Ah, technology. So advanced that 3 dimensions are no longer enough. It used to be 2 dimensions are all you’ve got when it comes to looking at your child before it makes its debut into the world from its mother’s womb. Add another dimension and a 3D ultrasound scan will yield the images you see above, and then you add yet another dimension and call it a 4D scan just to make it sound like paying S$250 for it is justified (actually the 4th dimension is movement; I’ve got videos that show him fluffing his pillow and digging his nose in his sleep too).
Yes, ladies and gentlemen. Say hello to Xander. See the way he’s waving back at you like a superstar, eyes closed and nose turned up like he’s just nonchalantly acknowledging your presence with a flick of his pudgy little fingers? That’s my boy…
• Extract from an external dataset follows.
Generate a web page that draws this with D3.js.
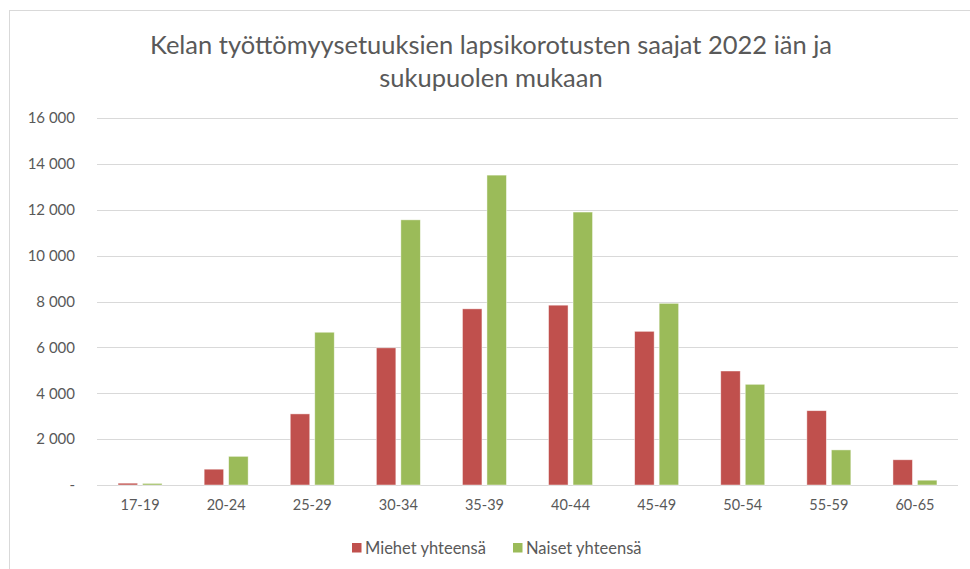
<!DOCTYPE html>
<html>
<head>
<meta charset="utf-8">
<script src="https://cdnjs.cloudflare.com/ajax/libs/d3/7.8.5/d3.min.js"></script>
<style>
  body { margin: 0; background: #fff; }
  svg text { font-family: Lato, "Open Sans", sans-serif; }
</style>
</head>
<body>
<svg id="chart" width="970" height="569"></svg>
<script>
// age groups and the two series
var ageGroups = ["17-19", "20-24", "25-29", "30-34", "35-39", "40-44", "45-49", "50-54", "55-59", "60-65"];
var miehet = [80, 690, 3100, 5980, 7680, 7840, 6700, 4970, 3240, 1100];
var naiset = [70, 1250, 6660, 11560, 13510, 11900, 7920, 4390, 1530, 210];
var seriesNames = ["Miehet yhteensä", "Naiset yhteensä"];
var seriesColors = ["#C0504D", "#9BBB59"];
var yTicks = [0, 2000, 4000, 6000, 8000, 10000, 12000, 14000, 16000];

var svg = d3.select("#chart");
var margin = { left: 97, right: 12, top: 118, bottom: 84 };
var W = 970, H = 569;

// chart area frame
svg.append("rect")
  .attr("x", 9.5).attr("y", 10.5)
  .attr("width", W + 10).attr("height", H + 10)
  .attr("fill", "#fff").attr("stroke", "#d9d9d9");

// title
var title = svg.append("text")
  .attr("text-anchor", "middle")
  .attr("fill", "#595959")
  .style("font-size", "25.5px");
title.append("tspan").attr("x", 491).attr("y", 54).text("Kelan työttömyysetuuksien lapsikorotusten saajat 2022 iän ja");
title.append("tspan").attr("x", 491).attr("y", 87).text("sukupuolen mukaan");

var x = d3.scaleBand()
  .domain(ageGroups)
  .range([margin.left, W - margin.right]);

var y = d3.scaleLinear()
  .domain([0, 16000])
  .range([H - margin.bottom, margin.top]);

var fmt = function (d) {
  return d === 0 ? "-" : d3.format(",")(d).replace(/,/g, " ");
};

// gridlines
svg.append("g")
  .selectAll("line")
  .data(yTicks)
  .join("line")
  .attr("x1", margin.left).attr("x2", W - margin.right)
  .attr("y1", function (d) { return Math.round(y(d)) + 0.5; })
  .attr("y2", function (d) { return Math.round(y(d)) + 0.5; })
  .attr("stroke", "#d9d9d9")
  .attr("stroke-width", 1);

// y axis labels
var yAxis = d3.axisLeft(y).tickValues(yTicks).tickFormat(fmt).tickSize(0).tickPadding(22);
var gy = svg.append("g")
  .attr("transform", "translate(" + margin.left + ",0)")
  .call(yAxis);
gy.select(".domain").remove();
gy.selectAll("text").attr("fill", "#595959").style("font-size", "15px")
  .style("font-family", "Lato, 'Open Sans', sans-serif");

// x axis labels
var xAxis = d3.axisBottom(x).tickSize(0).tickPadding(15);
var gx = svg.append("g")
  .attr("transform", "translate(0," + (H - margin.bottom) + ")")
  .call(xAxis);
gx.select(".domain").remove();
gx.selectAll("text").attr("fill", "#595959").style("font-size", "14.5px")
  .style("font-family", "Lato, 'Open Sans', sans-serif");

// bars
var barW = 19.5, gap = 5;
var sub = d3.scaleOrdinal().domain([0, 1]).range([-(barW + gap / 2), gap / 2]);
[miehet, naiset].forEach(function (vals, si) {
  svg.append("g")
    .selectAll("rect")
    .data(vals)
    .join("rect")
    .attr("x", function (d, i) { return x(ageGroups[i]) + x.bandwidth() / 2 + sub(si); })
    .attr("y", function (d) { return y(d); })
    .attr("width", barW)
    .attr("height", function (d) { return y(0) - y(d); })
    .attr("fill", seriesColors[si])
    .attr("stroke", "#fff")
    .attr("stroke-opacity", 0.6)
    .attr("stroke-width", 0.75);
});

// legend
var legendX = [352, 513];
var lg = svg.append("g");
seriesNames.forEach(function (name, i) {
  lg.append("rect")
    .attr("x", legendX[i]).attr("y", 543)
    .attr("width", 9.5).attr("height", 9.5)
    .attr("fill", seriesColors[i]);
  lg.append("text")
    .attr("x", legendX[i] + 13).attr("y", 554)
    .attr("fill", "#595959")
    .style("font-size", "16.5px")
    .text(name);
});
</script>
</body>
</html>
As I mentioned, I got videos too, but after describing it the way I did, putting the video on will just seem a little contradictory (he’s just sleeping, and his hand isn’t even facing palm out, which just goes to show a little imagination can go a long way).
And as usual, the doctors and technician never cease to be fascinated by my boy’s fast-growing genitalia. Our ultrasound technician showed us this wonderfully indecipherable prepubescent porn picture confirming Xander’s status as a miniature manly male man complete with man-thing (which I have explained graphically in red and green circles).
Personally, it doesn’t really matter whether it’s a boy, girl or other, particularly after the world around us found out. In fact, reactions around us upon hearing that it is a boy made my wife and I wonder why everyone thought it would be more of a good thing.
We’ve gotten responses like, “Great! Now the carrying on the family name is out of the way…” and “Wah, so lucky! First time is boy already…” and “Boy ah? Your parents must be pleased.” My wife has always responded to these comments with, “Actually, it doesn’t really matter to us if it’s a boy or girl,” which will lead to one of two outcomes: awkward silence, or change of subject.
The truth is, it should no longer matter. Having a kid of any sex will be fun in its own way. With boys, you probably get to play a little rougher, get a little more exercise (with all the running around chasing him), and potentially less problems with the opposite sex (a misnomer by all counts, but worth looking into as a valid theory for another time, possibly the next blog post). With girls, you get to play dress-up more (80% of the retail market is built to cater for girls), life tends to be more peaceful, and they tend to be more loving too.
So as far as we’re conderned, gender bias shouldn’t ever be an issue; we’re dealt with the cards that we’re dealt with, we’re gonna play those cards as best as we bloody well can. My only real concern here is not how my child will fulfill my expectations, but how I’m going to do as a father, and it’s going to be a concern for me from when Xander’s born until the day I die.
That being said, I know we’re lucky. People can try for years and years and still get nada, and here we are, a boy on the way after just thinking about trying for a kid. There’s a lot of “what ifs” that can be raised if Xander turned out to be Xandra, but at the end of the day, they’re just “what ifs”. The questions that present themselves through reality are what’s really gonna screw with us now.